2018: Some 35 years after the fact, Ms Hayes receives apologies over her treatment from then taoiseach Leo Varadkar on behalf of the State, and then acting Garda commissioner Dónall Ó Cualáinon behalf of the force. An Garda Síochána announces a review into the death of Baby John.
Restating the apology, Supt Flor Murphy said: “On behalf of An Garda Síochána, I would like to sincerely apologise to Ms Hayes for that, as well as the awful stress and pain she has been put through as a result of the original investigation into this matter, which fell well short of the required standards.”
December 2020: Ms Hayes and her family secure declarations from the courts and the State that all findings of wrongdoing made against them by the tribunal were unfounded and incorrect. The family receives a €2.5 million damages pay out.
September 2021: The remains of Baby John are exhumed from Holy Cross Cemetery in Cahersiveen in order to extract a DNA sample.

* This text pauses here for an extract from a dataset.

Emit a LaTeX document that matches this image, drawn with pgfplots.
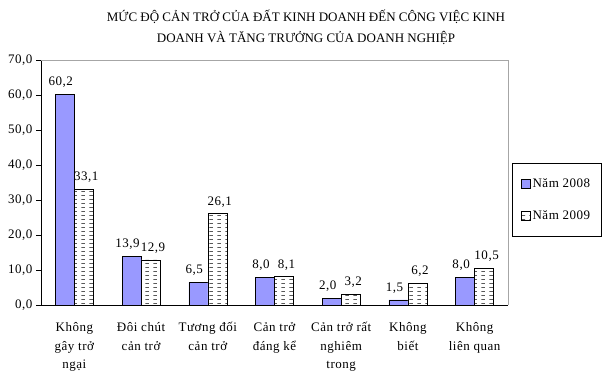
\documentclass[border=0pt]{standalone}
\usepackage{pgfplots}
\pgfplotsset{compat=1.18}
\usepackage{fontspec}
\setmainfont{Liberation Serif}
\newfontfamily\lbl[LetterSpace=4]{Liberation Serif}
\usetikzlibrary{patterns}
\definecolor{c2008}{HTML}{9999FF}
\pgfdeclarepatternformonly{hdash}{\pgfqpoint{0pt}{0pt}}{\pgfqpoint{8pt}{4pt}}{\pgfqpoint{8pt}{4pt}}{%
  \pgfsetlinewidth{0.6pt}%
  \pgfpathmoveto{\pgfqpoint{1.5pt}{2pt}}\pgfpathlineto{\pgfqpoint{5.5pt}{2pt}}\pgfusepath{stroke}}
\begin{document}
\begin{tikzpicture}
\path[use as bounding box] (0,0) rectangle (612pt,376pt);
\node[align=center, font=\fontsize{13}{21}\selectfont] at (306pt,349pt)
  {MỨC ĐỘ CẢN TRỞ CỦA ĐẤT KINH DOANH ĐẾN CÔNG VIỆC KINH\\DOANH VÀ TĂNG TRƯỞNG CỦA DOANH NGHIỆP};
\begin{axis}[
  at={(41pt,71pt)}, anchor=south west,
  scale only axis, width=467pt, height=245pt,
  ybar=0pt, bar width=19pt,
  xmin=-0.5, xmax=6.5, ymin=0, ymax=70,
  axis x line*=bottom, axis y line*=left,
  axis line style={black, line width=0.8pt},
  ytick={0,10,...,70},
  yticklabel style={font=\lbl\fontsize{13}{15}\selectfont, /pgf/number format/fixed, /pgf/number format/fixed zerofill, /pgf/number format/precision=1, /pgf/number format/use comma},
  /pgf/number format/assume math mode=true,
  ytick style={black}, tick align=outside, major tick length=5pt,
  xtick={0,...,6},
  xticklabels={Không\\gây trở\\ngại, Đôi chút\\cản trở, Tương đối\\cản trở, Cản trở\\đáng kể, Cản trở rất\\nghiêm\\trong, Không\\biết, Không\\liên quan},
  xticklabel style={align=center, font=\lbl\fontsize{13}{18.5}\selectfont, yshift=-9pt},
  xtick style={draw=none},
  extra x ticks={-0.5,0.5,...,6.5},
  extra x tick labels={},
  extra x tick style={tick style={black, draw=black}, major tick length=5pt},
  nodes near coords,
  nodes near coords style={font=\lbl\fontsize{13}{15}\selectfont, black, yshift=3pt, /pgf/number format/fixed, /pgf/number format/fixed zerofill, /pgf/number format/precision=1, /pgf/number format/use comma},
  legend style={at={(1,0.4286)}, anchor=west, xshift=4pt, draw=black, font=\lbl\fontsize{13}{15}\selectfont,
    inner xsep=9pt, inner ysep=13pt, row sep=18pt, cells={anchor=west}},
  legend image code/.code={\draw[#1, draw=black] (0pt,-4pt) rectangle (9pt,5pt);},
  clip=false,
]
\addplot[draw=black, fill=c2008, nodes near coords style={xshift=-4pt}] coordinates {(0,60.2) (1,13.9) (2,6.5) (3,8.0) (4,2.0) (5,1.5) (6,8.0)};
\addplot[draw=black, fill=white, postaction={pattern=hdash}, nodes near coords style={xshift=2.5pt}] coordinates {(0,33.1) (1,12.9) (2,26.1) (3,8.1) (4,3.2) (5,6.2) (6,10.5)};
\legend{Năm 2008, Năm 2009}
\draw[gray!70] (rel axis cs:0,1) -- (rel axis cs:1,1) -- (rel axis cs:1,0);
\end{axis}
\end{tikzpicture}
\end{document}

While one had been taken during a postmortem in 1984, gardaí needed a larger sample to make the most of advances in technology. “We believe people are out there who have not yet come forward,” Supt Flor Murphy, who headed the investigation, said in a public appeal.
March 23rd, 2023: Two people, a man in his 60s and a woman in her 50s, are arrested in the Munster region on suspicion of the murder of Baby John.